As if the world didn’t have enough to worry about right now, researchers are reporting another odd COVID-19 symptom: Restless anal syndrome (RAS). I kid you not.
A case report at the Japanese journal BMC Infectious Diseases described the symptoms:
Although a 77-year-old male with COVID-19 improved to normal respiratory function 21 days after admission and treatment of favipiravir 200 mg per day for 14 days and dexamethasone 6.6 mg per day for 5 days, the insomnia and anxiety symptoms remained. Several weeks after discharge, he gradually began to experience restless, deep anal discomfort, approximately 10 cm from the perineal region. The following features were observed in the anal region; urge to move is essential, with worsening with rest, improvement with exercise, and worsening at evening.
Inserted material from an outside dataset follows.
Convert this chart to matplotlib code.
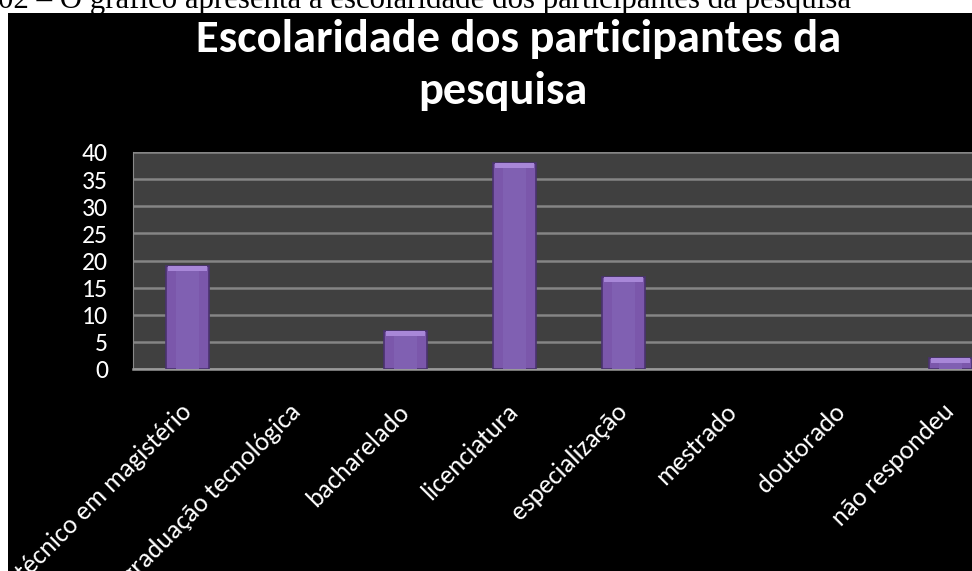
import matplotlib
matplotlib.use("Agg")
import matplotlib.pyplot as plt
from matplotlib.patches import Rectangle
import numpy as np

categories = ["técnico em magistério", "graduação tecnológica", "bacharelado",
              "licenciatura", "especialização", "mestrado", "doutorado", "não respondeu"]
values = [19, 0, 7, 38, 17, 0, 0, 2]
yticks = [0, 5, 10, 15, 20, 25, 30, 35, 40]
title_lines = ["Escolaridade dos participantes da", "pesquisa"]
caption = "Gráfico 02 – O gráfico apresenta a escolaridade dos participantes da pesquisa"

W, H = 972, 571
fig = plt.figure(figsize=(W / 100, H / 100), dpi=100, facecolor="white")

# black chart background (cropped screenshot)
fig.patches.append(Rectangle((8 / W, 0), 1 - 8 / W, (H - 13) / H, transform=fig.transFigure,
                             facecolor="black", edgecolor="none", zorder=-5))

# caption (top cut off)
fig.text(851 / W, 1 - 8 / H, caption, ha="right", va="baseline", fontsize=22.2,
         family=["Liberation Serif"], color="black", zorder=-1)

lab_font = ["Carlito", "Open Sans", "DejaVu Sans"]
fig.text(519 / W, 1 - 52 / H, title_lines[0], ha="center", va="baseline", fontsize=33.5,
         family=lab_font, fontweight="bold", color="white")
fig.text(503 / W, 1 - 104 / H, title_lines[1], ha="center", va="baseline", fontsize=33.5,
         family=lab_font, fontweight="bold", color="white")

ax = fig.add_axes([133 / W, (H - 369) / H, (1005 - 133) / W, (369 - 152) / H])
ax.set_facecolor("#404040")
x = np.arange(len(categories))
vals = np.array(values, dtype=float)
bw = 0.39
edges = ["#4a3270" if v > 0 else "none" for v in vals]
ax.bar(x, vals, width=bw, color="#7b57ab", edgecolor=edges, linewidth=1.2, zorder=3)
# lighter inner column (soft gradient look)
ax.bar(x, vals, width=bw * 0.55, color="#8060b2", edgecolor="none", zorder=3.5)
# top bevel highlight
bev = np.minimum(vals, 0.9)
ax.bar(x, bev, bottom=vals - bev, width=bw * 0.9, color="#a887d8", edgecolor="none", zorder=4)

ax.set_xlim(-0.5, len(categories) - 0.5)
ax.set_ylim(0, 40)
ax.set_yticks(yticks)
ax.set_yticklabels([str(v) for v in yticks], color="white", fontsize=18.5, family=lab_font)
ax.set_xticks(x)
ax.set_xticklabels(categories, rotation=45, ha="right", va="center", rotation_mode="anchor",
                   color="white", fontsize=19, family=lab_font)
ax.tick_params(axis="y", length=0, pad=18)
ax.tick_params(axis="x", length=0, pad=28)
ax.grid(axis="y", color="#858585", linewidth=1.8, zorder=1)
ax.set_axisbelow(True)
for s in ["top", "right"]:
    ax.spines[s].set_visible(False)
ax.spines["left"].set_color("#8a8a8a")
ax.spines["bottom"].set_color("#9a9a9a")
ax.spines["bottom"].set_linewidth(1.8)

fig.savefig("out.png", dpi=100, facecolor="white")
Leaving aside the (probably unintentional) “discharge” pun, this sounds like an incredibly uncomfortable condition. A colonoscopy revealed that the patient had internal hemorrhoids, but no other abnormalities and no other health problems that would account for the condition.
The patient had never experienced anal restlessness or discomfort prior to his COVID-19 infection, but several weeks after discharge from the hospital, “he gradually began to experience restless, deep anal discomfort, approximately 10 cm from the perineal region,” his doctors said. “This restless anal discomfort did not improve following defecation.”
Walking and running and “enthusiastically playing the television game” (!?) gave the poor man some relief, but resting exacerbated the condition, which tended to worsen in the evening. Treatment with 1.5 mg of Clonazepam per day—a common treatment for restless leg syndrome (RLS)—gave the patient some relief.
“Because he had never experienced anal restless and discomfort before affecting [sic] COVID-19 and the anal restless symptom developed after COVID-19, we considered that these anal restless symptoms were suggested the COVID-19 related syndrome,” the report said.
Doctors believe the condition could be a variant of restless leg syndrome, as it shares the same four essential characteristics: urge to move, worsening with rest, improvement with exercise, and worsening at night.
This is the first documented case of RAS related to COVID-19, although there is also a documented case of post-COVID RLS. The researchers caution that the “causative relation” between COVID and RLS/RAS “remains unclear.”
“COVID-19 related RLS or RLS variant may be underdiagnosed and we should pay attention to similar cases in order to clarify… relation between COVID-19 and RLS,” the researchers say.
The Mayo Clinic lists a whole host of possible long-term COVID symptoms, including:
- Shortness of breath or difficulty breathing
- Joint pain
- Chest pain
- Memory, concentration or sleep problems
- Muscle pain or headache
- Fast or pounding heartbeat
- Loss of smell or taste
- Depression or anxiety
- Dizziness when you stand
- Worsened symptoms after physical or mental activities
There have also been reports of organ damage, blood clots, and long-term memory problems post-COVID.
On a personal note, I’m 10 months out from a COVID infection. While my sickness was relatively mild—a dry cough and severe fatigue for about a week—I’ve also experienced some long-haul symptoms. Only about 10% of my smell and taste have recovered, and the fatigue and brain fog still come and go. For now, no sign of restless anal syndrome, thank goodness.
I’m not here to scare anyone into taking the vaccine. I trust readers to make their own health decisions in consultation with their doctors and it’s nobody’s business but your own—least of all the federal government. Personally, knowing what I know now, if I hadn’t already recovered from COVID, I’d be lining up to take the vaccine. The brain fog and loss of taste and smell—think about going nearly a year without smelling a delicious burger on the grill or tasting a piece of chocolate cake—really do suck. And I’ve suffered very little compared to many people who were infected with very tragic results. I’m actually considering getting a booster jab because there are a lot of (mostly anecdotal) reports of people getting their smell and taste back after receiving it.
There’s still a lot that researchers don’t know about this virus. They’re learning more every day. One thing we do know: This is one weird virus.